▸ **Instruction**:
Retype all of the listing exactly, passing over any picture you find.

★ ★ ★

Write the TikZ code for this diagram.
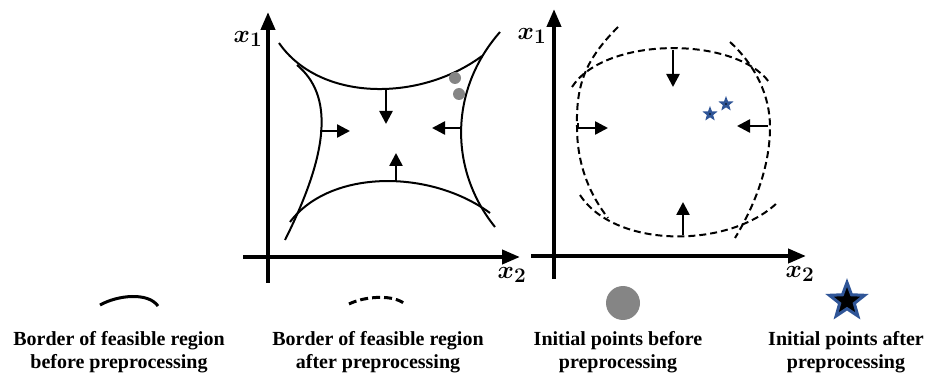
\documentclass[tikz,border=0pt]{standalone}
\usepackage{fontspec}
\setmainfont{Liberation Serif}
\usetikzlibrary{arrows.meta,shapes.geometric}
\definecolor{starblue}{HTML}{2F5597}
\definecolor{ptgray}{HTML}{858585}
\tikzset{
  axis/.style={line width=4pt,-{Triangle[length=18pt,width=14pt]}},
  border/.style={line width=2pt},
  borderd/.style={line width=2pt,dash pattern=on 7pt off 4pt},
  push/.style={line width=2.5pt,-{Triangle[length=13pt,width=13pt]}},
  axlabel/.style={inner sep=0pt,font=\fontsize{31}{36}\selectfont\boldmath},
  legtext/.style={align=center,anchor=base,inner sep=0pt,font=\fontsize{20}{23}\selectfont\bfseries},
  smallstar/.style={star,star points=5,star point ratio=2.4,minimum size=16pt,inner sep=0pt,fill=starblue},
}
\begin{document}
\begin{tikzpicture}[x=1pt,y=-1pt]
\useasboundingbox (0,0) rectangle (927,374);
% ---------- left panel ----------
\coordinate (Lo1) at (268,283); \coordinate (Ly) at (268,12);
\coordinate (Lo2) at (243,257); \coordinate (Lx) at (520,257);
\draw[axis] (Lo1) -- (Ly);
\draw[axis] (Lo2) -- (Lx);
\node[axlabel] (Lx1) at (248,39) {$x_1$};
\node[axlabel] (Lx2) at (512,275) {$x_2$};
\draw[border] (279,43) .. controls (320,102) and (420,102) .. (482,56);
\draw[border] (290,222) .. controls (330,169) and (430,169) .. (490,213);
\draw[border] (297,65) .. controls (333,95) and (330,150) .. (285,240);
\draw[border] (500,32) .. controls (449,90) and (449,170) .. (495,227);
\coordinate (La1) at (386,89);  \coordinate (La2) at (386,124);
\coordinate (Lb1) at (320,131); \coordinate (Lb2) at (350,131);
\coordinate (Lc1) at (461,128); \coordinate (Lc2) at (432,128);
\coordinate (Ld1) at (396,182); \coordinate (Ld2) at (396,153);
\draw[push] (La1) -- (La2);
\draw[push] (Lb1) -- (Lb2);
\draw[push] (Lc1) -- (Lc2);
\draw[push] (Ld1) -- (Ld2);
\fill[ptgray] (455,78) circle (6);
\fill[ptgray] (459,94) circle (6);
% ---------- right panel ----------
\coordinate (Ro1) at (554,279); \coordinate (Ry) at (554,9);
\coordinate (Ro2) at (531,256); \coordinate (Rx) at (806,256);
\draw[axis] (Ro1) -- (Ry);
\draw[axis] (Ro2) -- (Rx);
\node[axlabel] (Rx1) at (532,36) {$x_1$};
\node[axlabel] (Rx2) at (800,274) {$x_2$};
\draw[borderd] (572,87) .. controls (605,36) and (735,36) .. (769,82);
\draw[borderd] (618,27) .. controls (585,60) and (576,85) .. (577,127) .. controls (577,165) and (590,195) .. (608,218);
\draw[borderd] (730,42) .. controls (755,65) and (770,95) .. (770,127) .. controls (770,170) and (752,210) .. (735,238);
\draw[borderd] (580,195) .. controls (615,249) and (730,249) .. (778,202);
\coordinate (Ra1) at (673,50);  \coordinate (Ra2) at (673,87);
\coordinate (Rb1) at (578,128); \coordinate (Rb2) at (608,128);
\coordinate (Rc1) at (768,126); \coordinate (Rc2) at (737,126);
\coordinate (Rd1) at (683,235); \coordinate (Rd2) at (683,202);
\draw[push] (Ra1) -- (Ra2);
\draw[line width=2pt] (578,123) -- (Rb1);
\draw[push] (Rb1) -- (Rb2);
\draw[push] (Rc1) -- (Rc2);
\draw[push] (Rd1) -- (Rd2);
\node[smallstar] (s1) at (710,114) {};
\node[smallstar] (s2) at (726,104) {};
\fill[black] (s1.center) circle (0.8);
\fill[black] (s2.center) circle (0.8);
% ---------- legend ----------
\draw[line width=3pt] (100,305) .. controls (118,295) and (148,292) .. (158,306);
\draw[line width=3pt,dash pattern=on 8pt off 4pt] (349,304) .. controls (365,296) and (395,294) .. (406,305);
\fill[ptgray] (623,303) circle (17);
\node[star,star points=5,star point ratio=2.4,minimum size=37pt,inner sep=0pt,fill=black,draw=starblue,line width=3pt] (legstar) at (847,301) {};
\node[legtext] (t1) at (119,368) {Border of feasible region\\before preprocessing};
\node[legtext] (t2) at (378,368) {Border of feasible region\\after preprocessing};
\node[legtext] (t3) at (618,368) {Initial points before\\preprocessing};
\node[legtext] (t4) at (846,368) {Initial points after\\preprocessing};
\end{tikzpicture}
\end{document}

★ ★ ★

▸ **Response to this exercise**:
Write the TikZ code for this diagram.
\documentclass[tikz,border=0pt]{standalone}
\usepackage{fontspec}
\setmainfont{Liberation Serif}
\usetikzlibrary{arrows.meta,shapes.geometric}
\definecolor{starblue}{HTML}{2F5597}
\definecolor{ptgray}{HTML}{858585}
\tikzset{
  axis/.style={line width=4pt,-{Triangle[length=18pt,width=14pt]}},
  border/.style={line width=2pt},
  borderd/.style={line width=2pt,dash pattern=on 7pt off 4pt},
  push/.style={line width=2.5pt,-{Triangle[length=13pt,width=13pt]}},
  axlabel/.style={inner sep=0pt,font=\fontsize{31}{36}\selectfont\boldmath},
  legtext/.style={align=center,anchor=base,inner sep=0pt,font=\fontsize{20}{23}\selectfont\bfseries},
  smallstar/.style={star,star points=5,star point ratio=2.4,minimum size=16pt,inner sep=0pt,fill=starblue},
}
\begin{document}
\begin{tikzpicture}[x=1pt,y=-1pt]
\useasboundingbox (0,0) rectangle (927,374);
% ---------- left panel ----------
\coordinate (Lo1) at (268,283); \coordinate (Ly) at (268,12);
\coordinate (Lo2) at (243,257); \coordinate (Lx) at (520,257);
\draw[axis] (Lo1) -- (Ly);
\draw[axis] (Lo2) -- (Lx);
\node[axlabel] (Lx1) at (248,39) {$x_1$};
\node[axlabel] (Lx2) at (512,275) {$x_2$};
\draw[border] (279,43) .. controls (320,102) and (420,102) .. (482,56);
\draw[border] (290,222) .. controls (330,169) and (430,169) .. (490,213);
\draw[border] (297,65) .. controls (333,95) and (330,150) .. (285,240);
\draw[border] (500,32) .. controls (449,90) and (449,170) .. (495,227);
\coordinate (La1) at (386,89);  \coordinate (La2) at (386,124);
\coordinate (Lb1) at (320,131); \coordinate (Lb2) at (350,131);
\coordinate (Lc1) at (461,128); \coordinate (Lc2) at (432,128);
\coordinate (Ld1) at (396,182); \coordinate (Ld2) at (396,153);
\draw[push] (La1) -- (La2);
\draw[push] (Lb1) -- (Lb2);
\draw[push] (Lc1) -- (Lc2);
\draw[push] (Ld1) -- (Ld2);
\fill[ptgray] (455,78) circle (6);
\fill[ptgray] (459,94) circle (6);
% ---------- right panel ----------
\coordinate (Ro1) at (554,279); \coordinate (Ry) at (554,9);
\coordinate (Ro2) at (531,256); \coordinate (Rx) at (806,256);
\draw[axis] (Ro1) -- (Ry);
\draw[axis] (Ro2) -- (Rx);
\node[axlabel] (Rx1) at (532,36) {$x_1$};
\node[axlabel] (Rx2) at (800,274) {$x_2$};
\draw[borderd] (572,87) .. controls (605,36) and (735,36) .. (769,82);
\draw[borderd] (618,27) .. controls (585,60) and (576,85) .. (577,127) .. controls (577,165) and (590,195) .. (608,218);
\draw[borderd] (730,42) .. controls (755,65) and (770,95) .. (770,127) .. controls (770,170) and (752,210) .. (735,238);
\draw[borderd] (580,195) .. controls (615,249) and (730,249) .. (778,202);
\coordinate (Ra1) at (673,50);  \coordinate (Ra2) at (673,87);
\coordinate (Rb1) at (578,128); \coordinate (Rb2) at (608,128);
\coordinate (Rc1) at (768,126); \coordinate (Rc2) at (737,126);
\coordinate (Rd1) at (683,235); \coordinate (Rd2) at (683,202);
\draw[push] (Ra1) -- (Ra2);
\draw[line width=2pt] (578,123) -- (Rb1);
\draw[push] (Rb1) -- (Rb2);
\draw[push] (Rc1) -- (Rc2);
\draw[push] (Rd1) -- (Rd2);
\node[smallstar] (s1) at (710,114) {};
\node[smallstar] (s2) at (726,104) {};
\fill[black] (s1.center) circle (0.8);
\fill[black] (s2.center) circle (0.8);
% ---------- legend ----------
\draw[line width=3pt] (100,305) .. controls (118,295) and (148,292) .. (158,306);
\draw[line width=3pt,dash pattern=on 8pt off 4pt] (349,304) .. controls (365,296) and (395,294) .. (406,305);
\fill[ptgray] (623,303) circle (17);
\node[star,star points=5,star point ratio=2.4,minimum size=37pt,inner sep=0pt,fill=black,draw=starblue,line width=3pt] (legstar) at (847,301) {};
\node[legtext] (t1) at (119,368) {Border of feasible region\\before preprocessing};
\node[legtext] (t2) at (378,368) {Border of feasible region\\after preprocessing};
\node[legtext] (t3) at (618,368) {Initial points before\\preprocessing};
\node[legtext] (t4) at (846,368) {Initial points after\\preprocessing};
\end{tikzpicture}
\end{document}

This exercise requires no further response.